═════ Source material
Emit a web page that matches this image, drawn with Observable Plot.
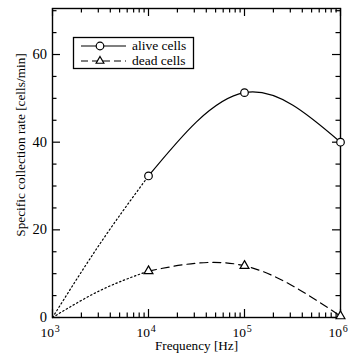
<!DOCTYPE html>
<html><head><meta charset="utf-8">
<script src="https://cdn.jsdelivr.net/npm/d3@7"></script>
<script src="https://cdn.jsdelivr.net/npm/@observablehq/plot@0.6"></script>
<style>
body{margin:0;background:#fff;}
#wrap{position:relative;width:360px;height:363px;}
</style></head><body><div id="wrap"></div>
<script>
// measured points
const frequencies = [1e4, 1e5, 1e6];
const aliveRates = [32.3, 51.3, 40.0];
const deadRates = [10.6, 11.8, 0.3];
// low-frequency (dotted) extrapolation
const lowFreq = [1e3, 3162, 1e4];
const aliveLowRates = [0, 17.0, 32.3];
const deadLowRates = [0, 6.2, 10.6];
// ticks
const xMajorTicks = [1e3, 1e4, 1e5, 1e6];
const xExponents = ["3", "4", "5", "6"];
const xMinorTicks = [2,3,4,5,6,7,8,9].flatMap(m => [1e3, 1e4, 1e5].map(d => m * d));
const yMajorTicks = [0, 20, 40, 60];
const yMinorTicks = [5,10,15,25,30,35,45,50,55,65,70];
const xLabel = "Frequency [Hz]";
const yLabel = "Specific collection rate [cells/min]";
const seriesNames = ["alive cells", "dead cells"];

const alive = frequencies.map((f, i) => ({f, v: aliveRates[i]}));
const dead = frequencies.map((f, i) => ({f, v: deadRates[i]}));
const aliveLow = lowFreq.map((f, i) => ({f, v: aliveLowRates[i]}));
const deadLow = lowFreq.map((f, i) => ({f, v: deadLowRates[i]}));

const X0 = 1e3, X1 = 1e6, Y0 = 0, Y1 = 70.5;
const W = 360, H = 363, mL = 52, mR = 20, mT = 8, mB = 46;
const pxPerDecade = (W - mL - mR) / 3;
const pxPerUnit = (H - mT - mB) / (Y1 - Y0);
const xf = px => Math.pow(10, px / pxPerDecade);
const yu = px => px / pxPerUnit;
const majL = 8, minL = 4.5;
const serif = "'Liberation Serif', 'Times New Roman', serif";
const sw = 1.2;

const chart = Plot.plot({
  width: W, height: H,
  marginLeft: mL, marginRight: mR, marginTop: mT, marginBottom: mB,
  style: {fontFamily: serif, background: "#fff", color: "#000"},
  x: {type: "log", domain: [X0, X1], axis: null},
  y: {domain: [Y0, Y1], axis: null},
  marks: [
    Plot.frame({stroke: "#000", strokeWidth: 1.4}),
    // bottom / top x ticks (inward)
    Plot.ruleX(xMajorTicks, {x: d => d, y1: Y0, y2: Y0 + yu(majL), stroke: "#000", strokeWidth: sw}),
    Plot.ruleX(xMinorTicks, {x: d => d, y1: Y0, y2: Y0 + yu(minL), stroke: "#000", strokeWidth: sw}),
    Plot.ruleX(xMajorTicks, {x: d => d, y1: Y1, y2: Y1 - yu(majL), stroke: "#000", strokeWidth: sw}),
    Plot.ruleX(xMinorTicks, {x: d => d, y1: Y1, y2: Y1 - yu(minL), stroke: "#000", strokeWidth: sw}),
    // left / right y ticks (inward)
    Plot.ruleY(yMajorTicks, {y: d => d, x1: X0, x2: X0 * xf(majL), stroke: "#000", strokeWidth: sw}),
    Plot.ruleY(yMinorTicks, {y: d => d, x1: X0, x2: X0 * xf(minL), stroke: "#000", strokeWidth: sw}),
    Plot.ruleY(yMajorTicks, {y: d => d, x1: X1, x2: X1 / xf(majL), stroke: "#000", strokeWidth: sw}),
    Plot.ruleY(yMinorTicks, {y: d => d, x1: X1, x2: X1 / xf(minL), stroke: "#000", strokeWidth: sw}),
    // tick labels
    Plot.text(xMajorTicks, {x: d => d, y: Y0, text: () => "10", textAnchor: "end", dx: 1.5, dy: 15.3, fontSize: 13.5}),
    Plot.text(xMajorTicks, {x: d => d, y: Y0, text: (d, i) => xExponents[i], textAnchor: "start", dx: 2.3, dy: 11.3, fontSize: 10}),
    Plot.text(yMajorTicks, {x: X0, y: d => d, text: d => String(d), textAnchor: "end", dx: -5.5, fontSize: 14.5}),
    // axis labels
    Plot.text([xLabel], {frameAnchor: "bottom", text: d => d, textAnchor: "middle", dy: 32.3, fontSize: 13.2}),
    Plot.text([yLabel], {frameAnchor: "left", text: d => d, textAnchor: "middle", rotate: -90, dx: -32, dy: -18, fontSize: 13.3}),
    // curves
    Plot.line(aliveLow, {x: "f", y: "v", curve: "natural", stroke: "#000", strokeWidth: sw, strokeDasharray: "1.4,2.6"}),
    Plot.line(deadLow, {x: "f", y: "v", curve: "natural", stroke: "#000", strokeWidth: sw, strokeDasharray: "1.4,2.6"}),
    Plot.line(alive, {x: "f", y: "v", curve: "natural", stroke: "#000", strokeWidth: sw}),
    Plot.line(dead, {x: "f", y: "v", curve: "natural", stroke: "#000", strokeWidth: sw, strokeDasharray: "8,5"}),
    Plot.dot(alive, {x: "f", y: "v", r: 3.8, fill: "#fff", stroke: "#000", strokeWidth: sw}),
    Plot.dot(dead, {x: "f", y: "v", r: 3.3, symbol: "triangle", fill: "#fff", stroke: "#000", strokeWidth: sw})
  ]
});
document.getElementById("wrap").appendChild(chart);

// legend box drawn into the same svg
const svg = d3.select(chart);
const lg = svg.append("g").attr("font-family", serif).attr("font-size", 13.5).attr("text-anchor", "start");
lg.append("rect").attr("x", 73.5).attr("y", 37.5).attr("width", 120).attr("height", 31)
  .attr("fill", "#fff").attr("stroke", "#000").attr("stroke-width", 1.3);
const rows = [{y: 46, dash: null}, {y: 61, dash: "7,4"}];
rows.forEach((r, i) => {
  lg.append("line").attr("x1", 81).attr("x2", 126).attr("y1", r.y).attr("y2", r.y)
    .attr("stroke", "#000").attr("stroke-width", sw).attr("stroke-dasharray", r.dash);
  if (i === 0) {
    lg.append("circle").attr("cx", 100).attr("cy", r.y).attr("r", 3.8)
      .attr("fill", "#fff").attr("stroke", "#000").attr("stroke-width", sw);
  } else {
    lg.append("path").attr("d", d3.symbol(d3.symbolTriangle, 26)())
      .attr("transform", `translate(100,${r.y})`)
      .attr("fill", "#fff").attr("stroke", "#000").attr("stroke-width", sw);
  }
  lg.append("text").attr("x", 132).attr("y", r.y).attr("dy", "0.32em").attr("fill", "#000").text(seriesNames[i]);
});
</script>
</body></html>
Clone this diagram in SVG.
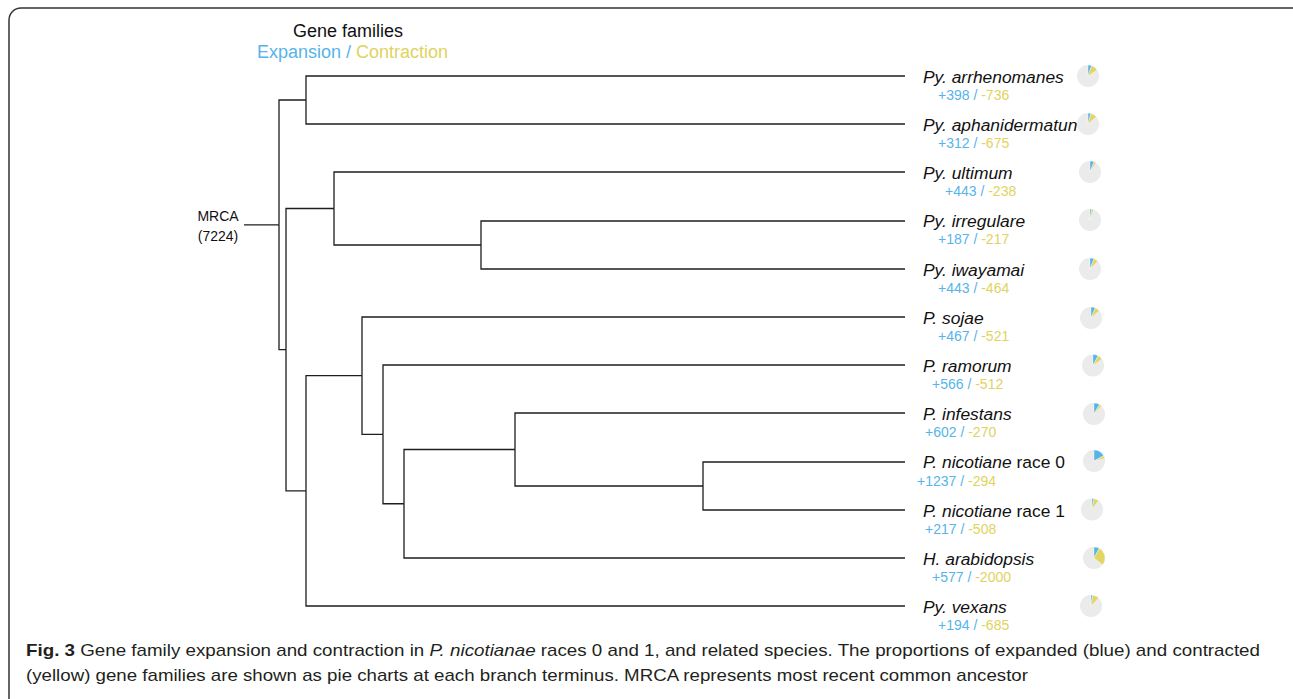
<svg xmlns="http://www.w3.org/2000/svg" width="1293" height="699" viewBox="0 0 1293 699">
<style>
.frame{fill:#fff;stroke:#333;stroke-width:1.5}
.edge{fill:none;stroke:#1e1e1e;stroke-width:1.3}
.sp{font-family:"Liberation Sans",Arial,sans-serif;font-size:17.4px;fill:#111}
.it{font-style:italic}
.num{font-family:"Liberation Sans",Arial,sans-serif;font-size:14px}
.ex{fill:#56B4E9}
.co{fill:#E0D35E}
.bg{fill:#ebebeb}
.pb{fill:#56B4E9;stroke:#fff;stroke-width:0.4}
.py{fill:#E2D563;stroke:#fff;stroke-width:0.4}
.hdr{font-family:"Liberation Sans",Arial,sans-serif;font-size:18px}
.mrca{font-family:"Liberation Sans",Arial,sans-serif;font-size:14px;fill:#111}
.cap{font-family:"Liberation Sans",Arial,sans-serif;font-size:17px;fill:#231f20}
</style>
<rect class="frame" x="9" y="8" width="1296" height="740" rx="12"/>

<g id="header">
<text class="hdr" x="293" y="37" fill="#111">Gene families</text>
<text class="hdr" x="257" y="58"><tspan class="ex">Expansion / </tspan><tspan class="co">Contraction</tspan></text>
</g>

<g id="mrca">
<text class="mrca" x="218" y="221" text-anchor="middle">MRCA</text>
<text class="mrca" x="218" y="241" text-anchor="middle">(7224)</text>
</g>

<g id="connectors">
<path class="edge" d="M244 224.8 H279"/>
<path class="edge" d="M279 224.8 V100 H306"/>
<path class="edge" d="M279 224.8 V349.7 H286"/>
<path class="edge" d="M306 100 V76 H905"/>
<path class="edge" d="M306 100 V124 H905"/>
<path class="edge" d="M286 349.7 V208.5 H334"/>
<path class="edge" d="M286 349.7 V490.85 H306"/>
<path class="edge" d="M334 208.5 V172 H905"/>
<path class="edge" d="M334 208.5 V245 H481"/>
<path class="edge" d="M481 245 V221 H905"/>
<path class="edge" d="M481 245 V269 H905"/>
<path class="edge" d="M306 490.85 V375.7 H362"/>
<path class="edge" d="M306 490.85 V606 H905"/>
<path class="edge" d="M362 375.7 V317 H905"/>
<path class="edge" d="M362 375.7 V434.4 H383"/>
<path class="edge" d="M383 434.4 V365 H905"/>
<path class="edge" d="M383 434.4 V503.75 H404"/>
<path class="edge" d="M404 503.75 V449.5 H515"/>
<path class="edge" d="M404 503.75 V558 H905"/>
<path class="edge" d="M515 449.5 V413 H905"/>
<path class="edge" d="M515 449.5 V486 H703"/>
<path class="edge" d="M703 486 V462 H905"/>
<path class="edge" d="M703 486 V510 H905"/>
</g>

<g id="arrhenomanes">
<text class="sp it" x="923" y="82.5">Py. arrhenomanes</text>
<text class="num" x="938" y="100"><tspan class="ex">+398 / </tspan><tspan class="co">-736</tspan></text>
<g transform="translate(1088,76)"><circle class="bg" r="11"/><path class="pb" d="M0 0 L0 -11 A11 11 0 0 1 3.73 -10.35 Z"/><path class="py" d="M0 0 L3.73 -10.35 A11 11 0 0 1 9.17 -6.07 Z"/></g>
</g>

<g id="aphanidermatum">
<text class="sp it" x="923" y="130.5">Py. aphanidermatun</text>
<text class="num" x="938" y="148"><tspan class="ex">+312 / </tspan><tspan class="co">-675</tspan></text>
<g transform="translate(1088,124)"><circle class="bg" r="11"/><path class="pb" d="M0 0 L0 -11 A11 11 0 0 1 2.95 -10.60 Z"/><path class="py" d="M0 0 L2.95 -10.60 A11 11 0 0 1 8.32 -7.19 Z"/></g>
</g>

<g id="ultimum">
<text class="sp it" x="923" y="178.5">Py. ultimum</text>
<text class="num" x="945" y="196"><tspan class="ex">+443 / </tspan><tspan class="co">-238</tspan></text>
<g transform="translate(1090,172)"><circle class="bg" r="11"/><path class="pb" d="M0 0 L0 -11 A11 11 0 0 1 4.13 -10.19 Z"/><path class="py" d="M0 0 L4.13 -10.19 A11 11 0 0 1 6.14 -9.13 Z"/></g>
</g>

<g id="irregulare">
<text class="sp it" x="923" y="227">Py. irregulare</text>
<text class="num" x="938" y="244"><tspan class="ex">+187 / </tspan><tspan class="co">-217</tspan></text>
<g transform="translate(1090,220)"><circle class="bg" r="11"/><path class="pb" d="M0 0 L0 -11 A11 11 0 0 1 1.78 -10.85 Z"/><path class="py" d="M0 0 L1.78 -10.85 A11 11 0 0 1 3.79 -10.33 Z"/></g>
</g>

<g id="iwayamai">
<text class="sp it" x="923" y="275.5">Py. iwayamai</text>
<text class="num" x="938" y="293"><tspan class="ex">+443 / </tspan><tspan class="co">-464</tspan></text>
<g transform="translate(1090,269)"><circle class="bg" r="11"/><path class="pb" d="M0 0 L0 -11 A11 11 0 0 1 4.13 -10.19 Z"/><path class="py" d="M0 0 L4.13 -10.19 A11 11 0 0 1 7.81 -7.75 Z"/></g>
</g>

<g id="sojae">
<text class="sp it" x="923" y="323.5">P. sojae</text>
<text class="num" x="938" y="341"><tspan class="ex">+467 / </tspan><tspan class="co">-521</tspan></text>
<g transform="translate(1091,318)"><circle class="bg" r="11"/><path class="pb" d="M0 0 L0 -11 A11 11 0 0 1 4.35 -10.10 Z"/><path class="py" d="M0 0 L4.35 -10.10 A11 11 0 0 1 8.33 -7.18 Z"/></g>
</g>

<g id="ramorum">
<text class="sp it" x="923" y="371.5">P. ramorum</text>
<text class="num" x="932" y="389"><tspan class="ex">+566 / </tspan><tspan class="co">-512</tspan></text>
<g transform="translate(1093,365.5)"><circle class="bg" r="11"/><path class="pb" d="M0 0 L0 -11 A11 11 0 0 1 5.20 -9.69 Z"/><path class="py" d="M0 0 L5.20 -9.69 A11 11 0 0 1 8.87 -6.51 Z"/></g>
</g>

<g id="infestans">
<text class="sp it" x="923" y="419.5">P. infestans</text>
<text class="num" x="925" y="437"><tspan class="ex">+602 / </tspan><tspan class="co">-270</tspan></text>
<g transform="translate(1094,414)"><circle class="bg" r="11"/><path class="pb" d="M0 0 L0 -11 A11 11 0 0 1 5.50 -9.53 Z"/><path class="py" d="M0 0 L5.50 -9.53 A11 11 0 0 1 7.57 -7.98 Z"/></g>
</g>

<g id="nicotiane0">
<text class="sp" x="923" y="468"><tspan class="it">P. nicotiane</tspan> race 0</text>
<text class="num" x="917" y="486"><tspan class="ex">+1237 / </tspan><tspan class="co">-294</tspan></text>
<g transform="translate(1094,461)"><circle class="bg" r="11"/><path class="pb" d="M0 0 L0 -11 A11 11 0 0 1 9.68 -5.23 Z"/><path class="py" d="M0 0 L9.68 -5.23 A11 11 0 0 1 10.69 -2.61 Z"/></g>
</g>

<g id="nicotiane1">
<text class="sp" x="923" y="516.5"><tspan class="it">P. nicotiane</tspan> race 1</text>
<text class="num" x="925" y="534"><tspan class="ex">+217 / </tspan><tspan class="co">-508</tspan></text>
<g transform="translate(1092,509.5)"><circle class="bg" r="11"/><path class="pb" d="M0 0 L0 -11 A11 11 0 0 1 2.06 -10.81 Z"/><path class="py" d="M0 0 L2.06 -10.81 A11 11 0 0 1 6.49 -8.88 Z"/></g>
</g>

<g id="arabidopsis">
<text class="sp it" x="923" y="564.5">H. arabidopsis</text>
<text class="num" x="932" y="582"><tspan class="ex">+577 / </tspan><tspan class="co">-2000</tspan></text>
<g transform="translate(1094,558)"><circle class="bg" r="11"/><path class="pb" d="M0 0 L0 -11 A11 11 0 0 1 5.29 -9.64 Z"/><path class="py" d="M0 0 L5.29 -9.64 A11 11 0 0 1 8.62 6.84 Z"/></g>
</g>

<g id="vexans">
<text class="sp it" x="923" y="612.5">Py. vexans</text>
<text class="num" x="938" y="630"><tspan class="ex">+194 / </tspan><tspan class="co">-685</tspan></text>
<g transform="translate(1091,606)"><circle class="bg" r="11"/><path class="pb" d="M0 0 L0 -11 A11 11 0 0 1 1.85 -10.84 Z"/><path class="py" d="M0 0 L1.85 -10.84 A11 11 0 0 1 7.62 -7.94 Z"/></g>
</g>

<g id="caption">
<text class="cap" x="26" y="656" textLength="1234" lengthAdjust="spacingAndGlyphs"><tspan font-weight="bold">Fig. 3</tspan> Gene family expansion and contraction in <tspan font-style="italic">P. nicotianae</tspan> races 0 and 1, and related species. The proportions of expanded (blue) and contracted</text>
<text class="cap" x="26" y="681" textLength="1002" lengthAdjust="spacingAndGlyphs">(yellow) gene families are shown as pie charts at each branch terminus. MRCA represents most recent common ancestor</text>
</g>
</svg>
══════════
● **Exercise directions**: Show every line that contains the word "drawn".

● **Completed task**:
Emit a web page that matches this image, drawn with Observable Plot.
// legend box drawn into the same svg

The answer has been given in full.